Cuando enchufo mi ordenador aparecen en la pantalla de inicio las fotos más ligeras de mi última ex novia, Miriam, go-gó girl. A partir de aquí, el mejor momento del día y el mejor momento del ordenador, mi jornada se torna progresivamente ininteresante. Como en aquella perturbadora escena de la película American Beauty en que el protagonista de mediana edad, cansado, habitante de extrarradio, insignificante, confesaba que lo mejor de su vida era la gayola que se hacía bajo la mañanera ducha pensando en alguna vecinita antes de ir a la oficina, después de la cual todo iba a peor.

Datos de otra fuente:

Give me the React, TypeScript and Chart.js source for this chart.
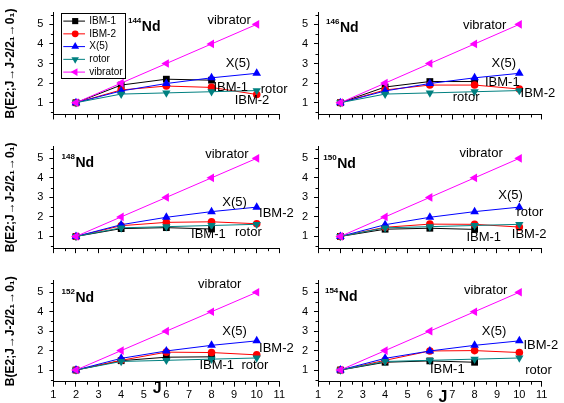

Después de tener novias de cierta intensidad todo en tu rutina diaria va a peor y el resto de candidatas parecen catecúmenas que se acabaran de caer del autobús que las llevaba a algún santuario cantando aquello de «yo soy una chica sencilla y bien enseñá». Cuando se la presenté a mi madre, hizo un recordatorio acerca de mi estricta educación en el Opus, de la que presumo. Pero le hice notar que la vocación del hombre redentor es sacar almas del barro. Como en una película del torturado calvinista Paul Schrader (el guionista de Taxi Driver): me atrae lo canalla por mi acreditado moralismo dieciochesco. Buscando la pureza en el pecado.

Nunca he querido encontrar novias en los confesionarios, o en las asambleas vecinales sobre el problema palestino, no como Zapatero, que cuando conoció a su esposa en la ´Uni´ dudó si declarar su amor o hacer el balance anual de una empresa ladrillera: «Quiero que juntos construyamos un proyecto de vida», dijo el expresidente. Yo con la go-gó no quería montar un balance, sino hacer una declaración de principios ante las señoronas de ambos sexos («señoronas y nada más que señoronas», es como definía Plà a los hombres respetables en provincias del bracete con sus gordas sofocadas, tan bien dibujadas por el difunto Antonio Mingote), quienes ordenaban que yo con quien me debía amartelar es con algo parecido a la madre viuda de Minnie Mouse. Aunque a mi avanzada edad estoy amortizado, aún me piden que busque a ´una decente´ (y no a una ´pelúa´) de familia rica y que lo más ameno que me plantee sea decorar el palacete con tapetes de petit point que recen: «En mi casa mando yo/ Mi mujer sólo toma las decisiones». Aún me resisto a ser señorona.